Tuesday, January 15, 2013

Brown v. Board of Education


Civil rights has been and continues to be a huge issue and point of conversation in this country. There have been countless cases of civil rights, and civil liberties issues over the years. The United States has improved drastically in handling these issues, and gets better all the time at giving everybody equal rights.

Although there are many current civil rights, and liberties issues still today. I want to talk specifically about the issue of segregation based on race. And to be even more specific on the supreme court case, "Brown v. board of Education." Ultimately this case decided that it was unconstitutional to segregate schools by race, and jumpstarted the civil rights movement era. This overturned the previous supreme court case of Plessy v. Ferguson that instigated the separate but equal clause. The supreme court ruled that separate was not actually equal in these schools. The schools for African Americans were far inferior to those for the white people.

The issue that jumpstarted this groundbreaking decision was that of Oliver Brown and his daughter Linda. Linda was only a 3rd grader, but in order to get to school she had to walk a mile through a railroad, even though there was a white school only 7 blocks from her house. I assume that this was probably not very safe for a young black girl. her father tried to enroll her into the white school, but the principal of the school refused.

Brown brought the issue to the NAACP and they were more than glad to help.
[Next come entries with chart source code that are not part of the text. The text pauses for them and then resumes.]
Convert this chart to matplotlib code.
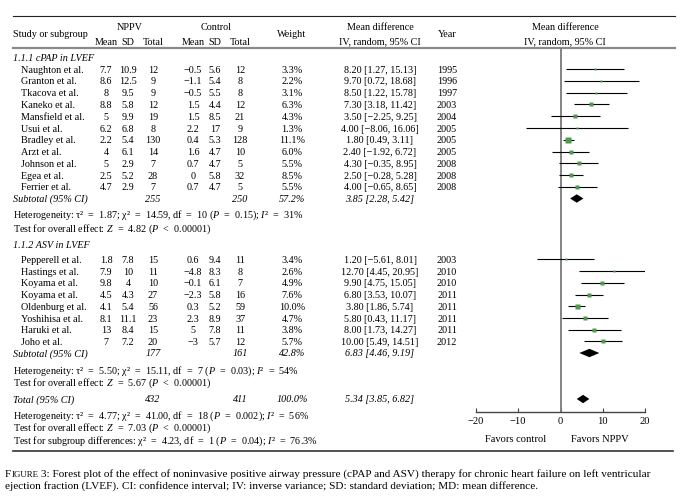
import matplotlib
matplotlib.use('Agg')
import matplotlib.pyplot as plt
import numpy as np

plt.rcParams['font.family'] = ['Liberation Serif', 'DejaVu Serif']
plt.rcParams['mathtext.fontset'] = 'custom'
plt.rcParams['mathtext.rm'] = 'Liberation Serif'
plt.rcParams['mathtext.it'] = 'Liberation Serif:italic'

# ---- data: cPAP subgroup
cpap_study = ['Naughton et al.', 'Granton et al.', 'Tkacova et al.', 'Kaneko et al.', 'Mansfield et al.',
              'Usui et al.', 'Bradley et al.', 'Arzt et al.', 'Johnson et al.', 'Egea et al.', 'Ferrier et al.']
cpap_nppv_mean = [7.7, 8.6, 8, 8.8, 5, 6.2, 2.2, 4, 5, 2.5, 4.7]
cpap_nppv_sd = [10.9, 12.5, 9.5, 5.8, 9.9, 6.8, 5.4, 6.1, 2.9, 5.2, 2.9]
cpap_nppv_n = [12, 9, 9, 12, 19, 8, 130, 14, 7, 28, 7]
cpap_ctrl_mean = [-0.5, -1.1, -0.5, 1.5, 1.5, 2.2, 0.4, 1.6, 0.7, 0, 0.7]
cpap_ctrl_sd = [5.6, 5.4, 5.5, 4.4, 8.5, 17, 5.3, 4.7, 4.7, 5.8, 4.7]
cpap_ctrl_n = [12, 8, 8, 12, 21, 9, 128, 10, 5, 32, 5]
cpap_weight = [3.3, 2.2, 3.1, 6.3, 4.3, 1.3, 11.1, 6.0, 5.5, 8.5, 5.5]
cpap_md = [8.20, 9.70, 8.50, 7.30, 3.50, 4.00, 1.80, 2.40, 4.30, 2.50, 4.00]
cpap_lo = [1.27, 0.72, 1.22, 3.18, -2.25, -8.06, 0.49, -1.92, -0.35, -0.28, -0.65]
cpap_hi = [15.13, 18.68, 15.78, 11.42, 9.25, 16.06, 3.11, 6.72, 8.95, 5.28, 8.65]
cpap_year = [1995, 1996, 1997, 2003, 2004, 2005, 2005, 2005, 2008, 2008, 2008]

# ---- data: ASV subgroup
asv_study = ['Pepperell et al.', 'Hastings et al.', 'Koyama et al.', 'Koyama et al.', 'Oldenburg et al.',
             'Yoshihisa et al.', 'Haruki et al.', 'Joho et al.']
asv_nppv_mean = [1.8, 7.9, 9.8, 4.5, 4.1, 8.1, 13, 7]
asv_nppv_sd = [7.8, 10, 4, 4.3, 5.4, 11.1, 8.4, 7.2]
asv_nppv_n = [15, 11, 10, 27, 56, 23, 15, 20]
asv_ctrl_mean = [0.6, -4.8, -0.1, -2.3, 0.3, 2.3, 5, -3]
asv_ctrl_sd = [9.4, 8.3, 6.1, 5.8, 5.2, 8.9, 7.8, 5.7]
asv_ctrl_n = [11, 8, 7, 16, 59, 37, 11, 12]
asv_weight = [3.4, 2.6, 4.9, 7.6, 10.0, 4.7, 3.8, 5.7]
asv_md = [1.20, 12.70, 9.90, 6.80, 3.80, 5.80, 8.00, 10.00]
asv_lo = [-5.61, 4.45, 4.75, 3.53, 1.86, 0.43, 1.73, 5.49]
asv_hi = [8.01, 20.95, 15.05, 10.07, 5.74, 11.17, 14.27, 14.51]
asv_year = [2003, 2010, 2010, 2011, 2011, 2011, 2011, 2012]

# ---- pooled results: [nppv total, control total, weight, md, lo, hi]
cpap_sub = [255, 250, 57.2, 3.85, 2.28, 5.42]
asv_sub = [177, 161, 42.8, 6.83, 4.46, 9.19]
overall = [432, 411, 100.0, 5.34, 3.85, 6.82]

cpap_het = 'Heterogeneity: τ² = 1.87; χ² = 14.59, df = 10 ($P$ = 0.15); $I$² = 31%'
cpap_z = 'Test for overall effect: $Z$ = 4.82 ($P$ < 0.00001)'
asv_het = 'Heterogeneity: τ² = 5.50; χ² = 15.11, df = 7 ($P$ = 0.03); $I$² = 54%'
asv_z = 'Test for overall effect: $Z$ = 5.67 ($P$ < 0.00001)'
tot_het = 'Heterogeneity: τ² = 4.77; χ² = 41.00, df = 18 ($P$ = 0.002); $I$² = 56%'
tot_z = 'Test for overall effect: $Z$ = 7.03 ($P$ < 0.00001)'
sub_diff = 'Test for subgroup differences: χ² = 4.23, df = 1 ($P$ = 0.04); $I$² = 76.3%'

caption1 = (' 3: Forest plot of the effect of noninvasive positive airway pressure (cPAP and ASV) '
            'therapy for chronic heart failure on left ventricular')
caption2 = ('ejection fraction (LVEF). CI: confidence interval; IV: inverse variance; '
            'SD: standard deviation; MD: mean difference.')

W, H = 693, 503
FS = 7.3
GREEN = '#4f9a4f'

fig = plt.figure(figsize=(W / 100, H / 100), dpi=100)
ax = fig.add_axes([0, 0, 1, 1])
ax.set_xlim(0, W)
ax.set_ylim(H, 0)
ax.axis('off')

# column centres (pixels)
c_m1, c_s1, c_n1 = 106, 128, 153
c_m2, c_s2, c_n2 = 193, 215, 240
c_w, c_md, c_yr = 292, 380, 447
x_head, x_study = 13, 21


def num(v):
    return ('%g' % v).replace('-', '\u2212')


def ci(m, lo, hi):
    return ('%.2f [%.2f, %.2f]' % (m, lo, hi)).replace('-', '\u2212')


def stat(s):
    # typeset statistics use wide spaces around relations
    return s.replace(' = ', '  =  ').replace(' < ', '  <  ')


def txt(x, y, s, ha='center', style='normal', size=FS):
    ax.text(x, y, s, ha=ha, va='center_baseline', fontsize=size, style=style)


# forest axes: x in MD units, y in the same pixel rows as the table
x0, x1 = 476, 645
y_top, y_axis = 48, 412
fa = fig.add_axes([x0 / W, 1 - y_axis / H, (x1 - x0) / W, (y_axis - y_top) / H])
fa.set_xlim(-20, 20)
fa.set_ylim(y_axis, y_top)
fa.patch.set_visible(False)
for s in ['top', 'left', 'right']:
    fa.spines[s].set_visible(False)
fa.spines['bottom'].set_color('#444444')
fa.spines['bottom'].set_linewidth(1.0)
fa.set_yticks([])
fa.set_xticks([-20, -10, 0, 10, 20])
fa.tick_params(axis='x', direction='in', length=3, width=0.8, pad=3.5, labelsize=7.6, color='#444444')
fa.axvline(0, color='#7a7a7a', lw=1.3)

# header
ax.plot([13, 675], [16, 16], color='#222222', lw=0.8)
ax.plot([13, 675], [48, 48], color='#8a8a8a', lw=1.6)
txt(x_head, 33, 'Study or subgroup', ha='left')
txt((c_m1 + c_n1) / 2, 26, 'NPPV')
txt((c_m2 + c_n2) / 2, 26, 'Control')
for c, s in zip([c_m1, c_s1, c_n1, c_m2, c_s2, c_n2], ['Mean', 'SD', 'Total'] * 2):
    txt(c, 41, s)
txt(c_w, 33, 'Weight')
txt(c_md, 26, 'Mean difference')
txt(c_md, 41, 'IV, random, 95% CI')
txt(c_yr, 33, 'Year')
txt(565, 26, 'Mean difference')
txt(565, 41, 'IV, random, 95% CI')


def study_rows(y0, step, names, m1, s1, n1, m2, s2, n2, w, md, lo, hi, yr):
    for i in range(len(names)):
        y = y0 + i * step
        txt(x_study, y, names[i], ha='left')
        txt(c_m1, y, num(m1[i]))
        txt(c_s1, y, num(s1[i]))
        txt(c_n1, y, num(n1[i]))
        txt(c_m2, y, num(m2[i]))
        txt(c_s2, y, num(s2[i]))
        txt(c_n2, y, num(n2[i]))
        txt(c_w, y, '%.1f%%' % w[i])
        txt(c_md, y, ci(md[i], lo[i], hi[i]))
        txt(c_yr, y, str(yr[i]))
        fa.plot([lo[i], hi[i]], [y, y], color='black', lw=0.8, solid_capstyle='butt')
        fa.plot(md[i], y, 's', color=GREEN, mec='none', ms=1.4 + 0.22 * w[i])


def pooled_row(y, label, vals):
    txt(x_head, y, label, ha='left', style='italic')
    txt(c_n1, y, num(vals[0]), style='italic')
    txt(c_n2, y, num(vals[1]), style='italic')
    txt(c_w, y, '%.1f%%' % vals[2], style='italic')
    txt(c_md, y, ci(vals[3], vals[4], vals[5]), style='italic')
    h = 4.2
    fa.fill([vals[4], vals[3], vals[5], vals[3]], [y, y - h, y, y + h], color='black', lw=0)


# subgroup 1
txt(x_head, 57, '1.1.1 cPAP in LVEF', ha='left', style='italic')
study_rows(69, 11.8, cpap_study, cpap_nppv_mean, cpap_nppv_sd, cpap_nppv_n, cpap_ctrl_mean,
           cpap_ctrl_sd, cpap_ctrl_n, cpap_weight, cpap_md, cpap_lo, cpap_hi, cpap_year)
pooled_row(198.5, 'Subtotal (95% CI)', cpap_sub)
txt(x_head, 213.5, stat(cpap_het), ha='left')
txt(x_head, 227.5, stat(cpap_z), ha='left')

# subgroup 2
txt(x_head, 244.5, '1.1.2 ASV in LVEF', ha='left', style='italic')
study_rows(259.5, 11.7, asv_study, asv_nppv_mean, asv_nppv_sd, asv_nppv_n, asv_ctrl_mean,
           asv_ctrl_sd, asv_ctrl_n, asv_weight, asv_md, asv_lo, asv_hi, asv_year)
pooled_row(353, 'Subtotal (95% CI)', asv_sub)
txt(x_head, 369, stat(asv_het), ha='left')
txt(x_head, 381, stat(asv_z), ha='left')

# overall
pooled_row(399, 'Total (95% CI)', overall)
txt(x_head, 414.5, stat(tot_het), ha='left')
txt(x_head, 426.5, stat(tot_z), ha='left')
txt(x_head, 439.5, stat(sub_diff), ha='left')

txt(516, 439, 'Favors control', size=7.6)
txt(600, 439, 'Favors NPPV', size=7.6)

ax.plot([13, 673], [451, 451], color='#333333', lw=1.2)

# caption with small caps "FIGURE"
r = fig.canvas.get_renderer()
inv = ax.transData.inverted()
xc = 5
for s, fs in [('F', 8.1), ('IGURE', 6.4), (caption1, 8.1)]:
    t = ax.text(xc, 477, s, ha='left', va='baseline', fontsize=fs)
    bb = t.get_window_extent(renderer=r)
    xc = inv.transform((bb.x1, bb.y0))[0]
ax.text(5, 489, caption2, ha='left', va='baseline', fontsize=8.1)

fig.savefig('out.png', dpi=100)
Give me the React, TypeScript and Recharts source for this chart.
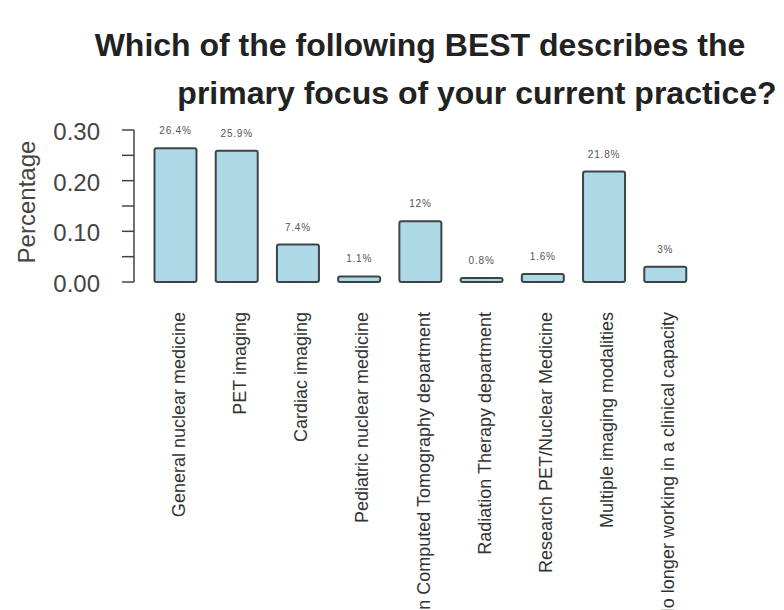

After all, they had been looking for an opportunity to overturn segregation in schools. They brought the case to the district court for the state of Kansas. In this case the NAACP argued that segregated schools sent the message that black people were inferior to whites. Expert witness Dr. Hugh W. Speer, testified that:

"...if the colored children are denied the experience in school of associating with white children, who represent 90 percent of our national society in which these colored children must live, then the colored child's curriculum is being greatly curtailed. The Topeka curriculum or any school curriculum cannot be equal under segregation."

The judges agreed with the expert witness that segregation had a detrimental affect on children. However, they felt that they could not overturn the supreme court decision of Plessy v. Ferguson which made school segregation legal. Keeping this in mind compelled the court to rule in the favor of the Board of Education. Brown and the NAACP were not done fighting though,

Brown and the NAACP appealed to the supreme court in october of 1951. The supreme court had to decide whether or not desegregated schools deprived black children of equal protection of the law. On May 17, 1954, Chief Justice Earl Warren read the decision of the unanimous Court:

"We come then to the question presented: Does segregation of children in public schools solely on the basis of race, even though the physical facilities and other "tangible" factors may be equal, deprive the children of the minority group of equal educational opportunities? We believe that it does...We conclude that in the field of public education the doctrine of 'separate but equal' has no place. Separate educational facilities are inherently unequal. Therefore, we hold that the plaintiffs and others similarly situated for whom the actions have been brought are, by reason of the segregation complained of, deprived of the equal protection of the laws guaranteed by the Fourteenth Amendment."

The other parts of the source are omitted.